There’s something slightly unhinged about the way Deathbird Earth moves through sound, like a transmission picking up signals from somewhere just beyond the edge of coherence.

Objective Consciousness, their debut full-length, arrives April 3 via SRA Records, introducing the Philly duo. What’s on the other side isn’t cleanly mapped. It’s heavy, yes—anchored by distorted bass that feels tectonic and drums that hit with a kind of ritual insistence—but it’s also unstable, flickering with synth lines that feel lifted from a science fiction movie soundtrack.

Deathbird Earth operates as a two-piece—BJ on bass, synths, and vocals, Dave on drums and electronics—but the record stretches outward through collaboration, recorded at Red Planet with more contributors drifting in and out than the core lineup might suggest. Prog, noise, space rock, doom—it’s all in there, but none of it sits still long enough to fully take shape.

There’s a sense throughout Objective Consciousness that structure is optional.

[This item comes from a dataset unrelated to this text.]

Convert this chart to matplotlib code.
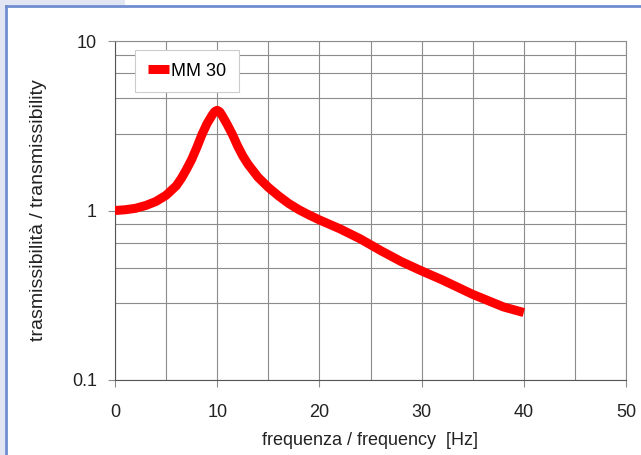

Tracks feel discovered rather than written, unfolding in real time as if the band is following rather than leading.

That same instinct carries into two companion releases—Mission: Planet-Y and Mission: Nick Millevoi—each built from extended improvisations that push even further into the unknown. Forty-minute transmissions, captured live, where form dissolves, and something more instinctual takes over.

Lead single “Take My Blood” hints at that pull—something visceral, immediate—but it’s just one entry point. The full record feels more like a system to get lost inside. Out April 3 on SRA Records, Objective Consciousness doesn’t ask to be understood so much as experienced—loud, disoriented, and fully surrendered to whatever signal it’s tapping into.